▸ Work instructions
Look through the data below and return each line where "this" appears.
--- START OF Recorded data ---
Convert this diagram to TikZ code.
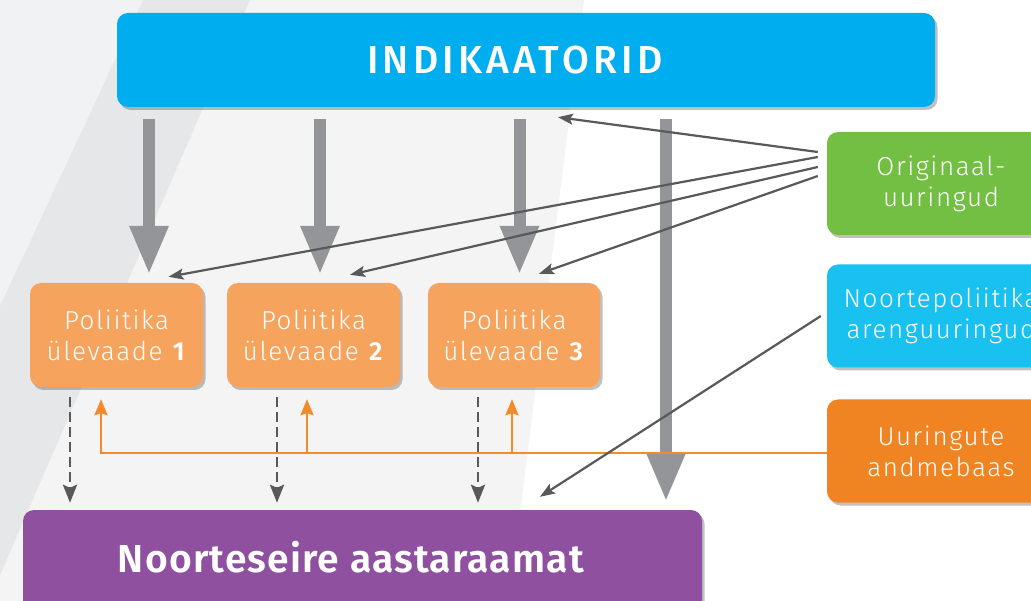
\documentclass[tikz,border=0pt]{standalone}
\usepackage{fontspec}
\setmainfont{Fira Sans}
\newfontfamily\regfont{Fira Sans Medium}[LetterSpace=11]
\newfontfamily\lightfont{Fira Sans Light}[BoldFont={Fira Sans SemiBold}, LetterSpace=6]
\newfontfamily\semifont{Fira Sans SemiBold}[LetterSpace=3]
\usetikzlibrary{arrows.meta,calc,shadows}
\definecolor{bgleft}{HTML}{F1F2F3}
\definecolor{bgmid}{HTML}{F4F4F5}
\definecolor{bgband}{HTML}{E6E7E9}
\definecolor{indblue}{HTML}{00AEEF}
\definecolor{polor}{HTML}{F6A45D}
\definecolor{annpurple}{HTML}{8F509F}
\definecolor{origgreen}{HTML}{72BF44}
\definecolor{norcyan}{HTML}{19C1F1}
\definecolor{uurorange}{HTML}{F18422}
\definecolor{arrgrey}{HTML}{939598}
\definecolor{dkgrey}{HTML}{58595B}
\definecolor{orline}{HTML}{F58A2A}
\tikzset{
  box/.style={rounded corners=11pt, inner sep=0pt, text=white, align=center,
    drop shadow={shadow xshift=2.5pt, shadow yshift=-3pt, opacity=0.35, fill=black!70}},
  polbox/.style={box, fill=polor, minimum width=173pt, minimum height=104pt,
    font=\lightfont\fontsize{26}{31}\selectfont},
  sidebox/.style={box, minimum width=228pt, minimum height=103pt,
    font=\lightfont\fontsize{26}{31}\selectfont},
  bigarr/.style={draw=arrgrey, line width=12pt, -{Triangle[length=49pt,width=36pt]}},
  thinarr/.style={draw=dkgrey, line width=2.2pt, -{Stealth[length=15pt,width=11pt,inset=3pt]}},
  dasharr/.style={draw=dkgrey, line width=2.7pt, dash pattern=on 10pt off 5pt,
    -{Stealth[length=18pt,width=14pt,inset=3pt]}},
  orarr/.style={draw=orline, line width=2.5pt, -{Stealth[length=16pt,width=13pt,inset=2pt]}},
}
\begin{document}
\begin{tikzpicture}[x=1pt,y=-1pt]
\useasboundingbox (0,0) rectangle (1031,601);
% background
\fill[white] (0,0) rectangle (1031,601);
\fill[bgmid] (0,0) -- (584,0) -- (509,601) -- (0,601) -- cycle;
\fill[bgleft] (0,0) -- (143,0) -- (0,306) -- cycle;
\fill[bgband] (143,0) -- (250,0) -- (0,575) -- (0,306) -- cycle;

% nodes
\node[box, fill=indblue, minimum width=818pt, minimum height=94pt,
  font=\regfont\fontsize{39}{44}\selectfont] (ind) at (526,60) {INDIKAATORID\hspace*{22pt}};
\node[polbox] (p1) at (116.5,335) {Poliitika\\ülevaade \textbf{1}};
\node[polbox] (p2) at (313.5,335) {Poliitika\\ülevaade \textbf{2}};
\node[polbox, minimum width=172pt] (p3) at (514,335) {Poliitika\\ülevaade \textbf{3}};
\node[box, fill=annpurple, minimum width=679pt, minimum height=130pt] (ann) at (362.5,575) {};
\node[text=white, inner sep=0pt, font=\semifont\fontsize{39}{44}\selectfont] (anntext) at (351,557) {Noorteseire aastaraamat};
\node[sidebox, fill=origgreen] (orig) at (941,183.5) {Originaal-\\uuringud};
\node[sidebox, fill=norcyan] (nor) at (941,316) {Noortepoliitika\\arenguuringud};
\node[sidebox, fill=uurorange] (uur) at (941,451) {Uuringute\\andmebaas};

% thick grey arrows
\draw[bigarr] ($(p1.north |- ind.south)+(32.5,12)$) -- ($(p1.north)+(32.5,-8)$);
\draw[bigarr] ($(p2.north |- ind.south)+(6.5,12)$) -- ($(p2.north)+(6.5,-8)$);
\draw[bigarr] ($(p3.north |- ind.south)+(5.5,12)$) -- ($(p3.north)+(5.5,-8)$);
\draw[bigarr] ($(ind.south)+(140,12)$) -- ($(ind.south |- ann.north)+(140,-8)$);

% orange lines
\draw[orarr] ($(uur.west)+(0,2)$) -| ($(p1.south)+(-15.5,12)$);
\draw[orarr] ($(p2.south)+(-6.5,66)$) -- ($(p2.south)+(-6.5,12)$);
\draw[orarr] ($(p3.south)+(-2,66)$) -- ($(p3.south)+(-2,12)$);

% dashed arrows
\draw[dasharr] ($(p1.south)+(-46.5,10)$) -- ($(p1.south |- ann.north)+(-46.5,-7)$);
\draw[dasharr] ($(p2.south)+(-36.5,10)$) -- ($(p2.south |- ann.north)+(-36.5,-7)$);
\draw[dasharr] ($(p3.south)+(-36,10)$) -- ($(p3.south |- ann.north)+(-36,-7)$);

% thin arrows from Originaal-uuringud
\draw[thinarr] ($(orig.west)+(-9,-31.5)$) -- ($(ind.south)+(32,10)$);
\draw[thinarr] ($(orig.west)+(-9,-26.5)$) -- ($(p1.north)+(52,-6)$);
\draw[thinarr] ($(orig.west)+(-9,-16.5)$) -- ($(p2.north)+(36.5,-8)$);
\draw[thinarr] ($(orig.west)+(-9,-7.5)$) -- ($(p3.north)+(25,-9)$);
% from Noortepoliitika arenguuringud
\draw[thinarr] ($(nor.west)+(-6,0)$) -- ($(ann.north)+(177.5,-13)$);
\end{tikzpicture}
\end{document}
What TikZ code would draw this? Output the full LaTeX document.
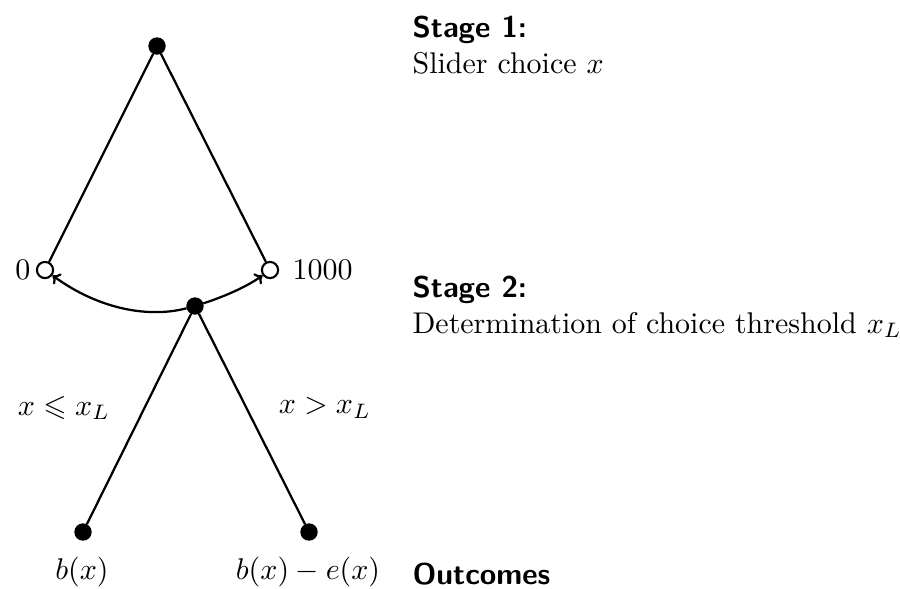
--- END OF Recorded data ---
▸ Written response
Convert this diagram to TikZ code.
What TikZ code would draw this? Output the full LaTeX document.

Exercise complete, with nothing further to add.